Q: You mom seemed very stern judging by her facial expressions.
A: Well, she was very focused. My mom is a judge and the fact that I’m her daughter means nothing when I compete. Everything’s pushed aside then, she’s only a judge and I’m only an athlete.
Q: On the broadcast, it could be seen that most of the time the smile didn’t leave your face and you were just so happy to be competing again.
A: Yes, I was really enjoying myself there. I liked it so much, I was so happy that I went out and performed and everyone clapped for me. Yes, I didn’t perform very well, the routines were weak, but people still appreciated it and they understand that it’s hard and still support me.
Q: Were you sad that you didn’t make any even finals or not?
A: No, as I was saying, we didn’t have that goal there…

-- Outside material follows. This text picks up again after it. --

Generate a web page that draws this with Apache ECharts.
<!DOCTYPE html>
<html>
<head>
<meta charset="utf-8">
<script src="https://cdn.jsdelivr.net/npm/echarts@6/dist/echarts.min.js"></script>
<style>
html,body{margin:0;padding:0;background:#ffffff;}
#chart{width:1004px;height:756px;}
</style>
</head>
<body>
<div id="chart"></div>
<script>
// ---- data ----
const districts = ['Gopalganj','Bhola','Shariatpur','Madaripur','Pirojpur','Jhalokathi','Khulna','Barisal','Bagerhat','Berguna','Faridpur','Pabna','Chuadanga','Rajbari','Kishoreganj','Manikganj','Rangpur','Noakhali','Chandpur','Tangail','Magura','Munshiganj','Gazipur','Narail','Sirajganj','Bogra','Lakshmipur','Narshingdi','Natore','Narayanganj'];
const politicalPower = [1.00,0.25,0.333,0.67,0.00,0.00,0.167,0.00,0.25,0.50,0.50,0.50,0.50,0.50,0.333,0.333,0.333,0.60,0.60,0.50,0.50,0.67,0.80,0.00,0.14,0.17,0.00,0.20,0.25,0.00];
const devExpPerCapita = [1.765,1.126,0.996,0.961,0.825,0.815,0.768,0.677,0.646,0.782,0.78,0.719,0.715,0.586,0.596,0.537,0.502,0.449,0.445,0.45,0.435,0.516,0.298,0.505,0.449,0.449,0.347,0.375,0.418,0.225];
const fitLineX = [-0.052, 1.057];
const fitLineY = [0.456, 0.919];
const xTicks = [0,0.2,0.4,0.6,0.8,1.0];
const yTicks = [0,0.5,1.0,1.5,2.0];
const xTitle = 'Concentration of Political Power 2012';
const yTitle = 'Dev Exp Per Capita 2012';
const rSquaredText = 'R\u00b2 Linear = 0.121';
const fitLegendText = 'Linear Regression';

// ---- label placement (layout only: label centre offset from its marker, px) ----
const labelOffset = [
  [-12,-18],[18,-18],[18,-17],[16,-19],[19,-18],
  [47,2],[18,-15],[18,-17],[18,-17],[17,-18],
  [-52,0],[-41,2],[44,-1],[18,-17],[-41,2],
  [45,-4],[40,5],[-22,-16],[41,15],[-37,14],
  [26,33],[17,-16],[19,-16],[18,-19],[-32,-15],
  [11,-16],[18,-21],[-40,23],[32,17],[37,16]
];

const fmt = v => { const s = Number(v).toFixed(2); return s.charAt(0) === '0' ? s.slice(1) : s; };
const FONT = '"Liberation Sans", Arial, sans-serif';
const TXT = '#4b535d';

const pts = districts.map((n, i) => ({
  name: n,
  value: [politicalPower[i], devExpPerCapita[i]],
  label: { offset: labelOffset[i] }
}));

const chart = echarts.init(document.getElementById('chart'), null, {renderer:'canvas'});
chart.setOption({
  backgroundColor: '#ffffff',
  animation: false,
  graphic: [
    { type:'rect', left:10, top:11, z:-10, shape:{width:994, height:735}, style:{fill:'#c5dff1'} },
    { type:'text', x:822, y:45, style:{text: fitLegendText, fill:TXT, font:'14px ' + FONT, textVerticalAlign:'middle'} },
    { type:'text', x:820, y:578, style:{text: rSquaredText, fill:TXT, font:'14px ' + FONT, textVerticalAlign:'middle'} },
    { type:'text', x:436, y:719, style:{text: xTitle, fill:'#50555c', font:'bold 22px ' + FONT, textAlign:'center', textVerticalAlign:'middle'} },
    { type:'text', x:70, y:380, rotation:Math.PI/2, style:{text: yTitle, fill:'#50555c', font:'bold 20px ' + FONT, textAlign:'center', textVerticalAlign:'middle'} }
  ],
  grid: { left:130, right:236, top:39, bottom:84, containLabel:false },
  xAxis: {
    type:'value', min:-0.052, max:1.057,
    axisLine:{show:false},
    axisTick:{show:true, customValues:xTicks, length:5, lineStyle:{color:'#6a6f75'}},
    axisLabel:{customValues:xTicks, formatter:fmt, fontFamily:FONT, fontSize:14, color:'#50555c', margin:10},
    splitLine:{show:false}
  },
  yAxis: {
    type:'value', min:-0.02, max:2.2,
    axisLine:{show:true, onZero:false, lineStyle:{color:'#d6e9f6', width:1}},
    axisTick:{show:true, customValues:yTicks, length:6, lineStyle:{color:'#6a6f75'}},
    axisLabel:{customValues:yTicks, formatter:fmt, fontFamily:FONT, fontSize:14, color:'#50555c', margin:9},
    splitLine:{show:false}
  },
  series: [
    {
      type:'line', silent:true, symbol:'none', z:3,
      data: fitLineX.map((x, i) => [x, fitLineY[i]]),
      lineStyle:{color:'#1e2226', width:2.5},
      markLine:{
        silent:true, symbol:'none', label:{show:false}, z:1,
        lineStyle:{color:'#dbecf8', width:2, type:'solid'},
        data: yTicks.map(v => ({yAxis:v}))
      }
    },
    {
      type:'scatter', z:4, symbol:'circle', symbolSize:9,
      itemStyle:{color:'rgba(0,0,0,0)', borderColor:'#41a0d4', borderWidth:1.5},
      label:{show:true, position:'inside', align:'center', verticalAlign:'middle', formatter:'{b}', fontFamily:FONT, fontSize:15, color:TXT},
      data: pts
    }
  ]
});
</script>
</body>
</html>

Q: So, perhaps, it was for the better?
A: Well, maybe, but I’d compete some more. I would get together and compete more. We didn’t have this goal and the routines are just weak. Only two people per country made the finals. The girls from the national team who didn’t do the all-around, who did only some apparatuses, of course, they were stronger. And I managed to pull off the all-around but wasn’t able to get into the finals.
Q: What did the national team coaches say to you after the competition?

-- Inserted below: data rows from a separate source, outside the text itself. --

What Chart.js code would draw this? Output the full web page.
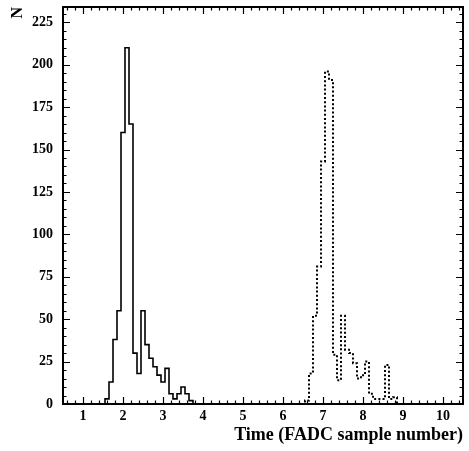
<!DOCTYPE html>
<html>
<head>
<meta charset="utf-8">
<script src="https://cdn.jsdelivr.net/npm/chart.js@4.4.1/dist/chart.umd.min.js"></script>
<style>
  body { margin: 0; background: #fff; }
  canvas { display: block; }
</style>
</head>
<body>
<canvas id="myChart" width="469" height="451"></canvas>
<script>
// lower edges of the 0.1 wide bins, and the counts in them
const solidBins = [1.55, 1.65, 1.75, 1.85, 1.95, 2.05, 2.15, 2.25, 2.35, 2.45, 2.55,
  2.65, 2.75, 2.85, 2.95, 3.05, 3.15, 3.25, 3.35, 3.45, 3.55, 3.65];
const solidCounts = [3, 13, 38, 55, 160, 210, 165, 30, 18, 55, 35,
  27, 22, 17, 13, 21, 6, 3, 6, 10, 6, 2];

const dottedBins = [6.55, 6.65, 6.75, 6.85, 6.95, 7.05, 7.15, 7.25, 7.35, 7.45, 7.55,
  7.65, 7.75, 7.85, 7.95, 8.05, 8.15, 8.25, 8.35, 8.45, 8.55, 8.65, 8.75];
const dottedCounts = [2, 18, 52, 81, 143, 196, 191, 29, 14, 52, 32,
  30, 24, 15, 17, 25, 6, 3, 3, 3, 23, 3, 4];

const binWidth = 0.1;
const xTicks = [1, 2, 3, 4, 5, 6, 7, 8, 9, 10];
const yTicks = [0, 25, 50, 75, 100, 125, 150, 175, 200, 225];

const xTitle = "Time (FADC sample number)";
const yTitle = "N";

// turn bins into points for a stepped line (histogram outline)
function histPoints(bins, counts) {
  const pts = [{ x: 0.5, y: 0 }, { x: bins[0], y: 0 }];
  bins.forEach((b, i) => pts.push({ x: b, y: counts[i] }));
  pts.push({ x: bins[bins.length - 1] + binWidth, y: 0 });
  pts.push({ x: 10.5, y: 0 });
  return pts;
}

// frame + inward ticks on all four sides
const framePlugin = {
  id: "frame",
  afterDatasetsDraw(chart) {
    const { ctx, chartArea: a, scales: { x, y } } = chart;
    ctx.save();
    ctx.strokeStyle = "#000";
    ctx.lineWidth = 1.2;
    ctx.beginPath();
    for (let v = 0.6; v < 10.45; v += 0.2) {
      const px = Math.round(x.getPixelForValue(v)) + 0.5;
      const isMajor = Math.abs(v - Math.round(v)) < 0.01;
      const len = isMajor ? 7 : 3.5;
      ctx.moveTo(px, a.bottom); ctx.lineTo(px, a.bottom - len);
      ctx.moveTo(px, a.top); ctx.lineTo(px, a.top + len);
    }
    for (let v = 5; v < 234; v += 5) {
      const py = Math.round(y.getPixelForValue(v)) + 0.5;
      const len = v % 25 === 0 ? 7 : 3.5;
      ctx.moveTo(a.left, py); ctx.lineTo(a.left + len, py);
      ctx.moveTo(a.right, py); ctx.lineTo(a.right - len, py);
    }
    ctx.stroke();
    ctx.lineWidth = 2;
    ctx.strokeRect(a.left, a.top, a.right - a.left, a.bottom - a.top);
    ctx.restore();
  }
};

const ctx = document.getElementById("myChart").getContext("2d");
const myChart = new Chart(ctx, {
  type: "line",
  data: {
    datasets: [
      {
        label: "solid",
        data: histPoints(solidBins, solidCounts),
        borderColor: "#000",
        borderWidth: 1.6,
        stepped: true,
        pointRadius: 0,
        fill: false
      },
      {
        label: "dotted",
        data: histPoints(dottedBins, dottedCounts),
        borderColor: "#000",
        borderWidth: 2,
        borderDash: [2, 2.2],
        stepped: true,
        pointRadius: 0,
        fill: false
      }
    ]
  },
  options: {
    responsive: false,
    animation: false,
    layout: { padding: { top: 7, right: 6, left: 0, bottom: 0 } },
    plugins: { legend: { display: false }, tooltip: { enabled: false } },
    scales: {
      x: {
        type: "linear",
        min: 0.5,
        max: 10.5,
        grid: { display: false, drawTicks: false },
        border: { display: false },
        afterBuildTicks: (s) => { s.ticks = xTicks.map(v => ({ value: v })); },
        afterFit: (s) => { s.height = 47; s.paddingLeft = 0; s.paddingRight = 0; },
        ticks: {
          color: "#000",
          padding: 4,
          maxRotation: 0,
          font: { family: "Liberation Serif", weight: "bold", size: 14 }
        },
        title: {
          display: true,
          text: xTitle,
          align: "end",
          color: "#000",
          padding: { top: 0, bottom: 5 },
          font: { family: "Liberation Serif", weight: "bold", size: 18 }
        }
      },
      y: {
        min: 0,
        max: 234,
        grid: { display: false, drawTicks: false },
        border: { display: false },
        afterBuildTicks: (s) => { s.ticks = yTicks.map(v => ({ value: v })); },
        afterFit: (s) => { s.width = 63; s.paddingTop = 0; s.paddingBottom = 0; },
        ticks: {
          color: "#000",
          padding: 10,
          font: { family: "Liberation Serif", weight: "bold", size: 14 }
        },
        title: {
          display: true,
          text: yTitle,
          align: "end",
          color: "#000",
          padding: { top: 8, bottom: 0 },
          font: { family: "Liberation Serif", weight: "bold", size: 16 }
        }
      }
    }
  },
  plugins: [framePlugin]
});
</script>
</body>
</html>
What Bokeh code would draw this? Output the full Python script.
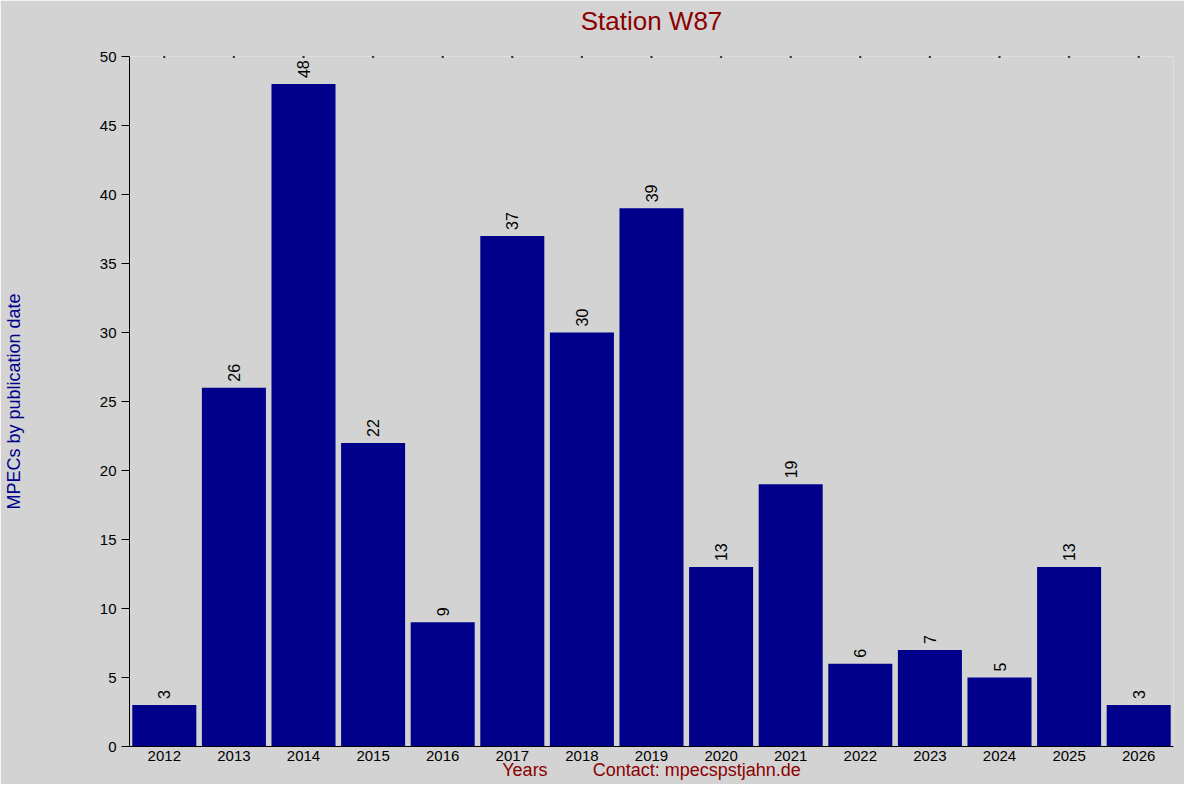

A: They praised me, said that I fought, that I did a good job, And they said that I need to upgrade now.
Q: And it looks like you’re happy with your performance as well, right?
A: I’m happy that I competed but I didn’t like some of the moments of how I performed. I did better in practice but couldn’t do as well at the competition.
Q: Was this two-year break beneficial for you in some way?
A: I guess so. First, I by back got healed, that was a major advantage. And second, I somehow revised my attitude towards gymnastics in general, and towards practices and my coach. Somehow, it was different before, I was always upset, I didn’t like anything, I was tired all the time. Now it’s different, I come to practices already in a good mood, I communicate with my coach more. Not like before, when I was all sulky talking to him, but we communicate normally, discuss something together. Well, I guess I found some sort of a different approach.
Q: Did your approach to the sport become more mature?
Q: That is, this is a different Vika Komova now, right?
A: Looks like it.
Q: What are your plans for the future?
A: I can’t rest now, because I’ve only gotten to a more or less decent shape so that I can upgrade now, And I don’t want to rest, I want to come to the gym, I want to train and improve my routines, so that I could get to the Russian Championships in a fighting shape.
Q: Does the coach have to slow you down, tell you: “Vika, don’t hurry up?”
A: No, because I generally control the training process since my back still bothers me sometimes, and I come to the coach and tell him: let’s stop doing this for today, let’s do something else. Naturally, he agrees with me, he also started to listen to me. And somehow we find compromises. For example, I won’t do this, I’ll do something else there.
Q: Do the doctors control the process somehow, do you keep in touch?
A: No, I completely control everything myself. If something hurts, I go to a doctor, if I need a massage, I go get a massage. I’m completely in control now.
Q: Will you upgrade the routines for the Russian Championships?
A: I’ll need to do the maximum difficulty at the Russian Championships. The routines that will go towards the Olympics, I need to do them at the championships.
Q: Do you feel like you’ll be competitive internationally if you get to the level you set as your goal?
A: Certainly competitive. I can’t tell it now, of course, but after the Russian Championships, it’ll be clear that yes, I can compete with them [the international competitors]. It’s ok even if I’ll have a slightly lower difficulty thane everyone else, I’ll need to catch up with them due to execution, that’s all.
Q: Will you mostly train here in Voronezh or at Round Lake?
A: In Moscow. Because here, you know well, it’s impossible to train. The gym, unfortunately, no longer meets the standards that I need.